» **The task**
Write out all the material exactly. Leave nothing out.

» **Data extract**
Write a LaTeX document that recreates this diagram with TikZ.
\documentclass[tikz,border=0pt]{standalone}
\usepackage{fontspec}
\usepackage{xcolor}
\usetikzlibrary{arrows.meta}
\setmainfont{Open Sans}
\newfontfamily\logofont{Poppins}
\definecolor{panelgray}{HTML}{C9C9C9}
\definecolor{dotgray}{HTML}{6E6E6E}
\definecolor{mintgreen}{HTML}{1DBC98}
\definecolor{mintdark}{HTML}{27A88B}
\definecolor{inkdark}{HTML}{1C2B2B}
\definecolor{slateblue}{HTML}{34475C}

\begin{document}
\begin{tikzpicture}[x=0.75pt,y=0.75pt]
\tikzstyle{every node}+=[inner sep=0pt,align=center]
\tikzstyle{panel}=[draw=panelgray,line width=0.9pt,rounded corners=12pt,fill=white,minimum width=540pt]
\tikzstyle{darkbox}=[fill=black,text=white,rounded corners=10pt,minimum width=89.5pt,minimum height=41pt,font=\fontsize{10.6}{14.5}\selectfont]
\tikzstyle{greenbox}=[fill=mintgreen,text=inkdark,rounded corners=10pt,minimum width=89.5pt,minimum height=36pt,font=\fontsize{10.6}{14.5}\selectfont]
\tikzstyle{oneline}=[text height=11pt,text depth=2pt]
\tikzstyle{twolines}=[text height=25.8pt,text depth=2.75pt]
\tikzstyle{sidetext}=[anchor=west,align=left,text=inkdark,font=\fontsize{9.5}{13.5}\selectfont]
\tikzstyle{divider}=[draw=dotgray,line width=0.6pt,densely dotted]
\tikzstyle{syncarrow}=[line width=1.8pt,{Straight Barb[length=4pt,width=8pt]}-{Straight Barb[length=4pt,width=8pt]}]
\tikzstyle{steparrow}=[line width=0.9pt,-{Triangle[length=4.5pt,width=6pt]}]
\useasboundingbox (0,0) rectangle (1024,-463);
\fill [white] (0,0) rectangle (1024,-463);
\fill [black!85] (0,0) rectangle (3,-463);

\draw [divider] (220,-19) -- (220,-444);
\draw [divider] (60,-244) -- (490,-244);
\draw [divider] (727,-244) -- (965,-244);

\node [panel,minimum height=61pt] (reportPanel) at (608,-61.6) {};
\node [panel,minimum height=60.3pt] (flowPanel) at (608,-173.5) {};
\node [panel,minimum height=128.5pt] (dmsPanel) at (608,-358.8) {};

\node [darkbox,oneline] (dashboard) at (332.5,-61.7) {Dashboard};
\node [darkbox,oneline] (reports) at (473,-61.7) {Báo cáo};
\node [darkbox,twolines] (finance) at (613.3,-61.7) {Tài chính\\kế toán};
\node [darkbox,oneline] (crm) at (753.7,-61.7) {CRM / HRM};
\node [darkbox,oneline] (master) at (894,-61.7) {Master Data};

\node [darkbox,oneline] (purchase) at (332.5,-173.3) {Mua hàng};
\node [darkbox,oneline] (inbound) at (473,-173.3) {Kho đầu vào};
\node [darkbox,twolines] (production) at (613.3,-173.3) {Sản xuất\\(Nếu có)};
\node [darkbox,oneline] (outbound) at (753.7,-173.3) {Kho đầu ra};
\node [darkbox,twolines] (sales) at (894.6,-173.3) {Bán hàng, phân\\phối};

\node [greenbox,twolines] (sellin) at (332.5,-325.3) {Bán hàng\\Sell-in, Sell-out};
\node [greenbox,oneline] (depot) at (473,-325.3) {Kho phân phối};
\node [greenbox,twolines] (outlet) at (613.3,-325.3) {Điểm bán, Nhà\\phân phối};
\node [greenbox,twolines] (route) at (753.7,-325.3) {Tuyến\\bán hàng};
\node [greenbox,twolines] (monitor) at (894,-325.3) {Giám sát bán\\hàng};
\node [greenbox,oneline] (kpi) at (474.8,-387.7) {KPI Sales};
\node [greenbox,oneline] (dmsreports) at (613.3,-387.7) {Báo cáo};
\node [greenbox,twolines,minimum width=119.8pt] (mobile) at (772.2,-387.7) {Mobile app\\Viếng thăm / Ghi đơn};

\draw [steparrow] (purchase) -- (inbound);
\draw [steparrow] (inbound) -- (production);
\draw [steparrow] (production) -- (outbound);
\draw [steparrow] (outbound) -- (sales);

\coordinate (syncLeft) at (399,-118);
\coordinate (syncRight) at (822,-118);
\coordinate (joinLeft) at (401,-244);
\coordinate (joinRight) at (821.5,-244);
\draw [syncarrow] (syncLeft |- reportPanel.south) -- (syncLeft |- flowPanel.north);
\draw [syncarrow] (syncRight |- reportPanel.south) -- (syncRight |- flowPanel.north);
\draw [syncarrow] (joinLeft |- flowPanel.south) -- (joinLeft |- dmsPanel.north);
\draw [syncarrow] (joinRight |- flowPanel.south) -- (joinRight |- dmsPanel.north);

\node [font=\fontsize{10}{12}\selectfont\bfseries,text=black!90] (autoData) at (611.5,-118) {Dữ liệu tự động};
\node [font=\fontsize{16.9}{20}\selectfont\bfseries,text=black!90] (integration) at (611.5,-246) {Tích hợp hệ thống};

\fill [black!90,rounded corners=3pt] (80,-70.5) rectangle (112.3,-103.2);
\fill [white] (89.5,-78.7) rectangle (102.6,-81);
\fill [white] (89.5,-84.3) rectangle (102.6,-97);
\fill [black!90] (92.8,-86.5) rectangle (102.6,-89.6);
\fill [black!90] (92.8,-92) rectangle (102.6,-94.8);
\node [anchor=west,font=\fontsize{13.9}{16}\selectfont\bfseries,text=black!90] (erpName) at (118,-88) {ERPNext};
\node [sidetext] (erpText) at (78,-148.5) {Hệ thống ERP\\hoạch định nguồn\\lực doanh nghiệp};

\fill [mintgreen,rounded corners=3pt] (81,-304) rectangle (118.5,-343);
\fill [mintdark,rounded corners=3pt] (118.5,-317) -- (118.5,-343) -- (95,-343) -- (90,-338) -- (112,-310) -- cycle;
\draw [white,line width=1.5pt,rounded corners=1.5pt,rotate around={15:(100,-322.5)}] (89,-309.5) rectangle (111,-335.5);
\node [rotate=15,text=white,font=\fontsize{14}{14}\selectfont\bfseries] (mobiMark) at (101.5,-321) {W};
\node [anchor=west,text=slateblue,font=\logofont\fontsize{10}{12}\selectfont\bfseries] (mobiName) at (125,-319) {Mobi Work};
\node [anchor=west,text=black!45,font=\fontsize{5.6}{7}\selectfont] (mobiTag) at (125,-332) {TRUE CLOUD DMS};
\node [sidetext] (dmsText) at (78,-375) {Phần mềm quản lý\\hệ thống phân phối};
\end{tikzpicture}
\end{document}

» **Answer to this problem**
Write a LaTeX document that recreates this diagram with TikZ.
\documentclass[tikz,border=0pt]{standalone}
\usepackage{fontspec}
\usepackage{xcolor}
\usetikzlibrary{arrows.meta}
\setmainfont{Open Sans}
\newfontfamily\logofont{Poppins}
\definecolor{panelgray}{HTML}{C9C9C9}
\definecolor{dotgray}{HTML}{6E6E6E}
\definecolor{mintgreen}{HTML}{1DBC98}
\definecolor{mintdark}{HTML}{27A88B}
\definecolor{inkdark}{HTML}{1C2B2B}
\definecolor{slateblue}{HTML}{34475C}

\begin{document}
\begin{tikzpicture}[x=0.75pt,y=0.75pt]
\tikzstyle{every node}+=[inner sep=0pt,align=center]
\tikzstyle{panel}=[draw=panelgray,line width=0.9pt,rounded corners=12pt,fill=white,minimum width=540pt]
\tikzstyle{darkbox}=[fill=black,text=white,rounded corners=10pt,minimum width=89.5pt,minimum height=41pt,font=\fontsize{10.6}{14.5}\selectfont]
\tikzstyle{greenbox}=[fill=mintgreen,text=inkdark,rounded corners=10pt,minimum width=89.5pt,minimum height=36pt,font=\fontsize{10.6}{14.5}\selectfont]
\tikzstyle{oneline}=[text height=11pt,text depth=2pt]
\tikzstyle{twolines}=[text height=25.8pt,text depth=2.75pt]
\tikzstyle{sidetext}=[anchor=west,align=left,text=inkdark,font=\fontsize{9.5}{13.5}\selectfont]
\tikzstyle{divider}=[draw=dotgray,line width=0.6pt,densely dotted]
\tikzstyle{syncarrow}=[line width=1.8pt,{Straight Barb[length=4pt,width=8pt]}-{Straight Barb[length=4pt,width=8pt]}]
\tikzstyle{steparrow}=[line width=0.9pt,-{Triangle[length=4.5pt,width=6pt]}]
\useasboundingbox (0,0) rectangle (1024,-463);
\fill [white] (0,0) rectangle (1024,-463);
\fill [black!85] (0,0) rectangle (3,-463);

\draw [divider] (220,-19) -- (220,-444);
\draw [divider] (60,-244) -- (490,-244);
\draw [divider] (727,-244) -- (965,-244);

\node [panel,minimum height=61pt] (reportPanel) at (608,-61.6) {};
\node [panel,minimum height=60.3pt] (flowPanel) at (608,-173.5) {};
\node [panel,minimum height=128.5pt] (dmsPanel) at (608,-358.8) {};

\node [darkbox,oneline] (dashboard) at (332.5,-61.7) {Dashboard};
\node [darkbox,oneline] (reports) at (473,-61.7) {Báo cáo};
\node [darkbox,twolines] (finance) at (613.3,-61.7) {Tài chính\\kế toán};
\node [darkbox,oneline] (crm) at (753.7,-61.7) {CRM / HRM};
\node [darkbox,oneline] (master) at (894,-61.7) {Master Data};

\node [darkbox,oneline] (purchase) at (332.5,-173.3) {Mua hàng};
\node [darkbox,oneline] (inbound) at (473,-173.3) {Kho đầu vào};
\node [darkbox,twolines] (production) at (613.3,-173.3) {Sản xuất\\(Nếu có)};
\node [darkbox,oneline] (outbound) at (753.7,-173.3) {Kho đầu ra};
\node [darkbox,twolines] (sales) at (894.6,-173.3) {Bán hàng, phân\\phối};

\node [greenbox,twolines] (sellin) at (332.5,-325.3) {Bán hàng\\Sell-in, Sell-out};
\node [greenbox,oneline] (depot) at (473,-325.3) {Kho phân phối};
\node [greenbox,twolines] (outlet) at (613.3,-325.3) {Điểm bán, Nhà\\phân phối};
\node [greenbox,twolines] (route) at (753.7,-325.3) {Tuyến\\bán hàng};
\node [greenbox,twolines] (monitor) at (894,-325.3) {Giám sát bán\\hàng};
\node [greenbox,oneline] (kpi) at (474.8,-387.7) {KPI Sales};
\node [greenbox,oneline] (dmsreports) at (613.3,-387.7) {Báo cáo};
\node [greenbox,twolines,minimum width=119.8pt] (mobile) at (772.2,-387.7) {Mobile app\\Viếng thăm / Ghi đơn};

\draw [steparrow] (purchase) -- (inbound);
\draw [steparrow] (inbound) -- (production);
\draw [steparrow] (production) -- (outbound);
\draw [steparrow] (outbound) -- (sales);

\coordinate (syncLeft) at (399,-118);
\coordinate (syncRight) at (822,-118);
\coordinate (joinLeft) at (401,-244);
\coordinate (joinRight) at (821.5,-244);
\draw [syncarrow] (syncLeft |- reportPanel.south) -- (syncLeft |- flowPanel.north);
\draw [syncarrow] (syncRight |- reportPanel.south) -- (syncRight |- flowPanel.north);
\draw [syncarrow] (joinLeft |- flowPanel.south) -- (joinLeft |- dmsPanel.north);
\draw [syncarrow] (joinRight |- flowPanel.south) -- (joinRight |- dmsPanel.north);

\node [font=\fontsize{10}{12}\selectfont\bfseries,text=black!90] (autoData) at (611.5,-118) {Dữ liệu tự động};
\node [font=\fontsize{16.9}{20}\selectfont\bfseries,text=black!90] (integration) at (611.5,-246) {Tích hợp hệ thống};

\fill [black!90,rounded corners=3pt] (80,-70.5) rectangle (112.3,-103.2);
\fill [white] (89.5,-78.7) rectangle (102.6,-81);
\fill [white] (89.5,-84.3) rectangle (102.6,-97);
\fill [black!90] (92.8,-86.5) rectangle (102.6,-89.6);
\fill [black!90] (92.8,-92) rectangle (102.6,-94.8);
\node [anchor=west,font=\fontsize{13.9}{16}\selectfont\bfseries,text=black!90] (erpName) at (118,-88) {ERPNext};
\node [sidetext] (erpText) at (78,-148.5) {Hệ thống ERP\\hoạch định nguồn\\lực doanh nghiệp};

\fill [mintgreen,rounded corners=3pt] (81,-304) rectangle (118.5,-343);
\fill [mintdark,rounded corners=3pt] (118.5,-317) -- (118.5,-343) -- (95,-343) -- (90,-338) -- (112,-310) -- cycle;
\draw [white,line width=1.5pt,rounded corners=1.5pt,rotate around={15:(100,-322.5)}] (89,-309.5) rectangle (111,-335.5);
\node [rotate=15,text=white,font=\fontsize{14}{14}\selectfont\bfseries] (mobiMark) at (101.5,-321) {W};
\node [anchor=west,text=slateblue,font=\logofont\fontsize{10}{12}\selectfont\bfseries] (mobiName) at (125,-319) {Mobi Work};
\node [anchor=west,text=black!45,font=\fontsize{5.6}{7}\selectfont] (mobiTag) at (125,-332) {TRUE CLOUD DMS};
\node [sidetext] (dmsText) at (78,-375) {Phần mềm quản lý\\hệ thống phân phối};
\end{tikzpicture}
\end{document}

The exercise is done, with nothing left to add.